What an entirely lovely morning.
It starts at 6am with me nursing Brennyn. Too early but she’s just so squishy and delicious that early is okay. Soon after, we hear Kaya start to sing Oh Canada. As soon as that voice is heard, there is no getting Brenny back to sleep. So we just lay there smiling, listening to our anthem on loop. Finally Brenny can take it no longer and starts calling out for Kaya. She babbles and moans until Kaya hears, leaps out of bed and out the door. “I have to pee!” she yells and runs to the potty first which disgusts Brennyn to no end. Finally, Kaya barrels into bed and Brenny laughs, bounces and flaps her arms with joy. Sister love is the best kind of love.
Later, I have some coffee and computer time. As my tears flow (see previous post), Bal is putting Brennyn for her morning nap and trying to avoid playing dollhouse with Kaya (I don’t blame him! She’s so bossy playing dollhouse…) Needing a second cup of coffee, I peek into Kaya’s room. Her and daddy are building, destroying and rebuilding again. Their favourite game. I smile. Then I peek into Brennyn’s room. This is dangerous being the light sleeper that she is, but I feel the need to see her. Sadness and the reminder to not take life for granted does that I guess. So I peek in expecting the peaceful slumber of a napping infant. She sleeps sure, but it is far from peaceful. With her butt in the air, head crammed into the end of the bed, face sort of crumpled and crooked looking entirely uncomfortable and strained, she looks more like a college student passed out in the wrong bed at the end of a long night of tequila shots. Somehow this is perfect.
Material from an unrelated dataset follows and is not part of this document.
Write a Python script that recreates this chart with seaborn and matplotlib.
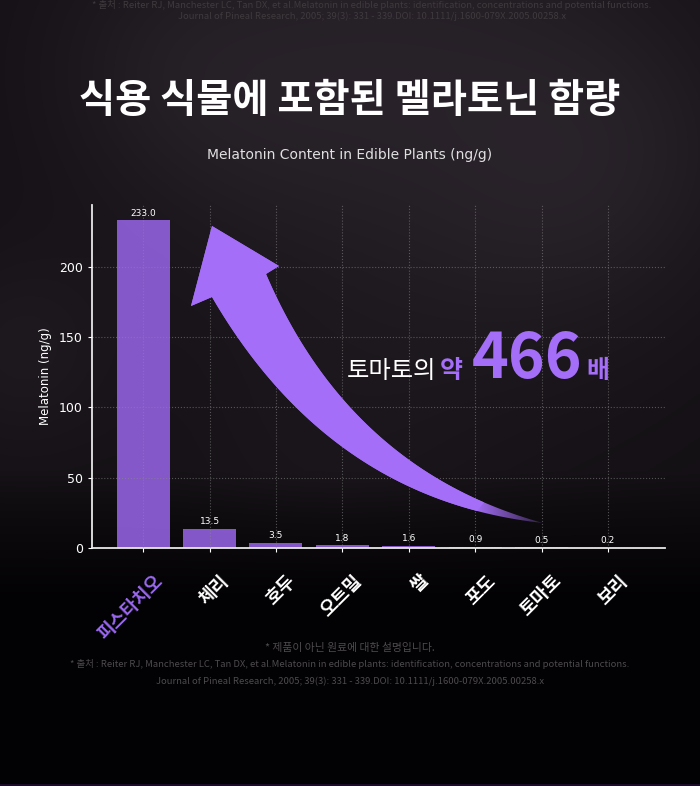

Then it is time for a run. Run 3 minutes, walk 1 minute, 10X today. That is 30 minutes of running time. A big step. I feel ready. Most people would tell you it was a miserable day today. Overcast, cool, menacing, dark clouds threatening the lighter skies above. For me it was perfect. Melancholy. Quiet. The path is empty of any other people, but full of life all the same. Birds chirping in chorus, squirrels calling out for my dog (they taunt her for fun, they really do. Cracks me up!), dewy leaves dropping drops, and the thud, thud (more like squish, squish on the sodden path) of my runners hitting ground. There is nothing else right then. Just those sounds amidst the smells of a wet spring and my beating heart. Oh okay, and maybe a gasp for breath now and then.
Thud-thud-chirp-chirp-squeak-squeak-breath-breath-beat-beat. This is life in the moment.
I hit my favourite path to run. It is a rolling, undulating trail with a slight downhill of rhythmic corners. I love it. I feel like a runner on it. A real runner.
Or I would if it weren’t for my bouncing butt. The moment is lost for just a moment as I fantasize about inventing a butt bra for runners. I would make millions and become famous and give interviews only to have no one listen until I got up to leave and then the flash of bulbs aimed at my ass would result in far too many paparazzi butt shots and I retire. Phew, is it just me or all runner’s imaginations INSANE?
So this is all going on in my brain until I flash back to the moment. The moment when I realize that I am, in this moment, RUNNING MY PANTS OFF! Seriously. They are half way down my ass. Regardless that once again, I am baring my butt without want to (see here and here and apparently I am my own doppelganger here…), my pants that fit just fine a few weeks ago, are now too big. I am shrinking!
After a successful run, I get home and the girls decide to bike to the park. Truly, there is nothing like kids, bikes, and playgrounds to remember what is really important in life. It’s these little things. These moments. Each moment. Perfect.